Rock mass classifications and supports for cavern analysis
Ng, Ignatius Jun Yong
Date of Issue2017-05-09
School of Civil and Environmental Engineering
There has been an increasing rush to find more space in Singapore due to rising populations, urbanization, industrial and recreational usage. Having extensive use for land reclamation and high-rise building construction, more efficient land space alternates are highly sought after. Underground space creation is fairly new and not thoroughly explored upon. After the first success of phase 1 construction for Jurong Rock Cavern (JRC), Singapore wants to do more than just constructing a storage facility but further upon creating recreational and living space under the ground. There have been in depth studies on underground rock conditions and rock mass classification and support systems like Rock Mass Rating or Q-value to understand rock types and rock responses. The methods are able to classify types of rock by looking at the compressive strengths of the materials, discontinuities orientation and spacing, water table, joint roughness, rock quality and others. These in turn generate recommended support systems in line with the different proposed properties for each type of rock. However, this guideline although is highly recommended, is not a standard procedure. Therefore, working side by side with Hyundai, there will be more inductive study on existing underground rock support categories and classifications under passive or active loads in varying conditions for caverns similar to JRC specifically.
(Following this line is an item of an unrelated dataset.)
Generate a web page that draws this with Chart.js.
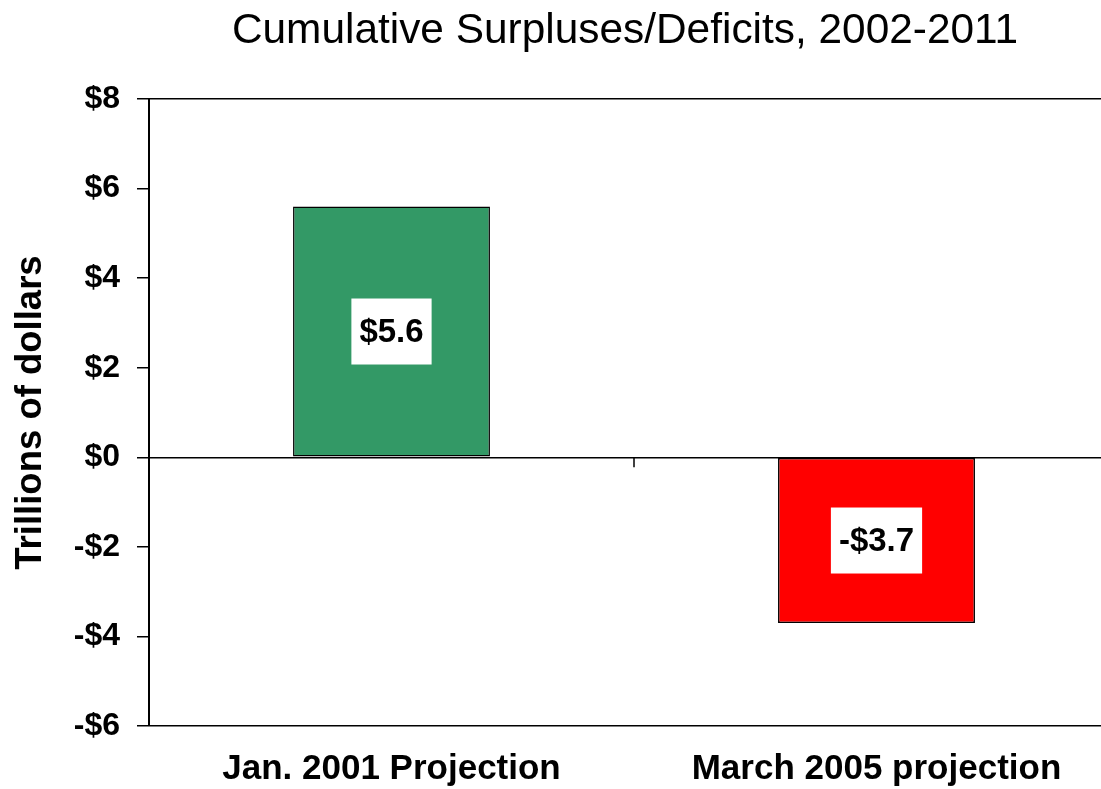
<!DOCTYPE html>
<html>
<head>
<meta charset="utf-8">
<script src="https://cdn.jsdelivr.net/npm/chart.js@4/dist/chart.umd.min.js"></script>
<style>
  body { margin: 0; overflow: hidden; background: #fff; }
</style>
</head>
<body>
<canvas id="chartDeficits" width="1250" height="789"></canvas>
<script>
const titleText = 'Cumulative Surpluses/Deficits, 2002-2011';
const categories = ['Jan. 2001 Projection', 'March 2005 projection'];
const values = [5.6, -3.7];
const barColors = ['#339966', '#FF0000'];
const yTicks = [8, 6, 4, 2, 0, -2, -4, -6];
const solidLines = [8, 0, -6];

const FONT = "'Liberation Sans', Arial, sans-serif";

function money(v) {
    return (v < 0 ? '-$' : '$') + Math.abs(v);
}

// title drawn centred on the canvas (plot runs past the window edge)
const titlePlugin = {
    id: 'titlePlugin',
    afterDraw(chart) {
        const c = chart.ctx;
        c.save();
        c.font = '42.4px ' + FONT;
        c.fillStyle = '#000';
        c.textAlign = 'center';
        c.textBaseline = 'alphabetic';
        c.fillText(titleText, chart.width / 2, 43);
        c.restore();
    }
};

// white boxes with the value inside each bar, plus the category divider tick
const labelPlugin = {
    id: 'labelPlugin',
    afterDatasetsDraw(chart) {
        const c = chart.ctx;
        const xs = chart.scales.x;
        const ys = chart.scales.y;
        c.save();

        const y0 = ys.getPixelForValue(0);
        const xm = (xs.getPixelForValue(0) + xs.getPixelForValue(1)) / 2;
        c.strokeStyle = '#000';
        c.lineWidth = 1.5;
        c.beginPath();
        c.moveTo(xm, y0);
        c.lineTo(xm, y0 + 10);
        c.stroke();

        c.font = 'bold 33px ' + FONT;
        c.textAlign = 'center';
        c.textBaseline = 'middle';
        chart.getDatasetMeta(0).data.forEach((bar, i) => {
            const txt = (values[i] < 0 ? '-$' : '$') + Math.abs(values[i]).toFixed(1);
            const cy = (bar.y + bar.base) / 2;
            const w = c.measureText(txt).width + 16;
            const h = 66;
            c.fillStyle = '#fff';
            c.fillRect(bar.x - w / 2, cy - h / 2, w, h);
            c.fillStyle = '#000';
            c.fillText(txt, bar.x, cy + 1);
        });
        c.restore();
    }
};

new Chart(document.getElementById('chartDeficits'), {
    type: 'bar',
    data: {
        labels: categories,
        datasets: [{
            data: values,
            backgroundColor: barColors,
            borderColor: '#000',
            borderWidth: 1.5,
            borderSkipped: false,
            categoryPercentage: 1,
            barPercentage: 0.406
        }]
    },
    options: {
        responsive: false,
        animation: false,
        layout: {
            padding: { top: 99, left: 5, right: 131, bottom: 0 }
        },
        plugins: {
            legend: { display: false },
            tooltip: { enabled: false },
            title: { display: false }
        },
        scales: {
            x: {
                afterFit: s => { s.height = 63; },
                grid: { display: false, drawTicks: false },
                border: { display: false },
                ticks: {
                    color: '#000',
                    padding: 22,
                    maxRotation: 0,
                    font: { family: FONT, size: 35, weight: 'bold', lineHeight: 1.2 }
                }
            },
            y: {
                min: -6,
                max: 8,
                afterBuildTicks: s => { s.ticks = yTicks.map(v => ({ value: v })); },
                afterFit: s => { s.width = 144; },
                border: { display: true, color: '#000', width: 2 },
                grid: {
                    color: ctx => solidLines.includes(ctx.tick.value) ? '#000' : 'rgba(0,0,0,0)',
                    lineWidth: 1.5,
                    tickColor: '#000',
                    tickLength: 12
                },
                ticks: {
                    color: '#000',
                    padding: 17,
                    font: { family: FONT, size: 32, weight: 'bold' },
                    callback: v => money(v)
                },
                title: {
                    display: true,
                    text: 'Trillions of dollars',
                    color: '#000',
                    padding: { top: 4, bottom: 10 },
                    font: { family: FONT, size: 36.5, weight: 'bold', lineHeight: 1.2 }
                }
            }
        }
    },
    plugins: [titlePlugin, labelPlugin]
});
</script>
</body>
</html>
The support categories will be tested in their reliability and rectifications can be made for better understanding which supports and cavern dimensions improve the overall structure integrity of the cavern. A set of dimensions and Q-values similar to JRC are chosen, following the ratio of span to height of 1:1.35. They were plotted into a geotechnical and civil engineering software called RocScience to see the relationship and reaction of Q-value against the yielded elements and total displacements. From this, the data can thus help to achieve a more optimal support system to carry out better, faster and safer construction methods for future underground tunnels or caverns.
Final Year Project (FYP)
Nanyang Technological University